The application of Clark to the instant case merely requires that Pennsylvania recognize the status of the Indiana liquidator of United, and apply Pennsylvania law to that status. Pennsylvania law could provide that in the event a foreign liquidator comes into Pennsylvania, proceedings will be stayed against the insolvent and claimants must present their claims to the liquidator in Indiana and in accordance with Indiana law. The Pennsylvania statute does not so provide. In addition there is no policy reason to support the creation of such a provision. The present action will in no way affect priority of claims or given any preference to plaintiff. The action is merely to determine the validity of the claim. Therefore, Arroyo, involving attachments, is not apposite to the facts of this case and does not lend support to United’s contention.
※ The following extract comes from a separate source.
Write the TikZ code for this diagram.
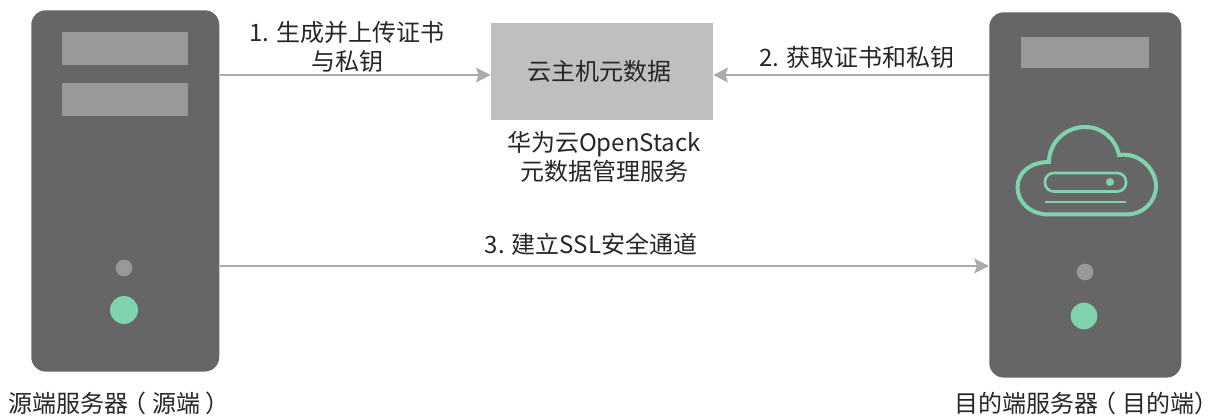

The nature of the action brought here militates against the granting of a stay in the absence of a state mandate. This is an action against two defendants, alleged to be jointly obligated on a performance bond for a construction project in Pennsylvania. The bond expressly provides that
“3. No suit or action shall be commenced hereunder by any claimant:
c) Other than in a state court of competent jurisdiction in and for the county or other political subdivision of the state in which the project, or any part thereof, is situated, or in the United States District Court for the district in which the project, or any part thereof, is situated, and not elsewhere.” (See Exhibit “A” of the Complaint).
To abrogate this clear and unambiguous term of the contract and to require, in effect, a severance of the parties to the action whereby liability of the jointly obligated parties would be determined by separate and entirely different procedures, will cause a gross injustice, delay and inefficiency in the determination of the claim.
There being no law of Pennsylvania requiring a stay or dismissal of this action and the interests of justice and judicial economy favoring a prompt decision on the merits, United’s motion to stay must be denied.
. Whether “Federal question”, 28 U.S.C.A. § 1331 (1966) jurisdiction exists in this case is doubtful. See Miller v. Long, 152 F.2d 196 (4th Cir. 1945).